Of course, these experiences with wilderness don’t come without their fair share of risk and Wolseley speaks of several encounters with snakes and scorpions. One scorpion sting reduced him to walk on hands and one foot for several hours in order to get back to his car.

“Another time I was in the Heartbreak Hills as they call the Strzelecki Ranges in Gippsland,” he said. “I was sleeping in a ruined farmhouse but at some point I woke to find a tiger snake moving up my leg.

“I wasn’t exactly afraid, but once it had made its way past my knee I decided to tell it, very softly, to go away. The snake kind of rose up inquisitively to look at me, then look around, before deciding the best course of action was to move on, for which I was grateful.”

John Wolseley

John sketches in his studio ‘fernery’.

Conservation in Art

Wolseley has developed a reputation as an artist that is able to replicate the true beauty of the Australian bush in a way that doesn’t play to the tropes often perpetuated in more classical renderings.
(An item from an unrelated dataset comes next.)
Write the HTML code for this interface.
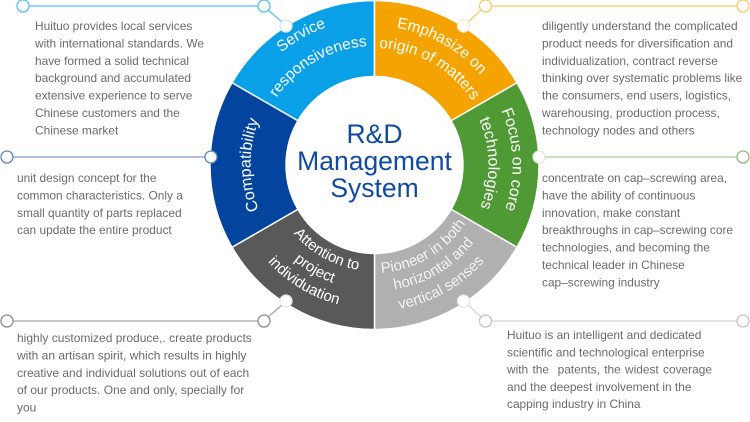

For him, the bush, the deserts and the hills aren’t desolate and forbidding, rather, they’re “uniquely fecund”.

Beyond selling some of his pieces to help raise money for conservation initiatives, or creating pieces to commemorate successes in these fields, Wolseley has also been spending time with the Yolngu people in a bid to learn more about traditional practices and perspectives.

As a result, even a cursory analysis of this man’s body of work reveals a depth of passion for the natural world that’s provided in a very sympathetic fashion. Rather than attempting to replicate a flower, a grass or a place, Wolseley attempts to find ways to physically incorporate that object, or at least an element of it. In some cases the grass appears woven or pressed into the paper he works on, in other cases he reproduces wood textures with rubbings. In a sense, this isn’t art imitating life, nor is it life imitating art.

For Wolseley, the two concepts are inextricable.

Unveiled earlier this year, the art of John Wolseley has been on display at the Ian Potter Centre of the National Gallery of Victoria in an exhibition entitled ‘Heartlands and Headwaters’. The exhibition will conclude August 16.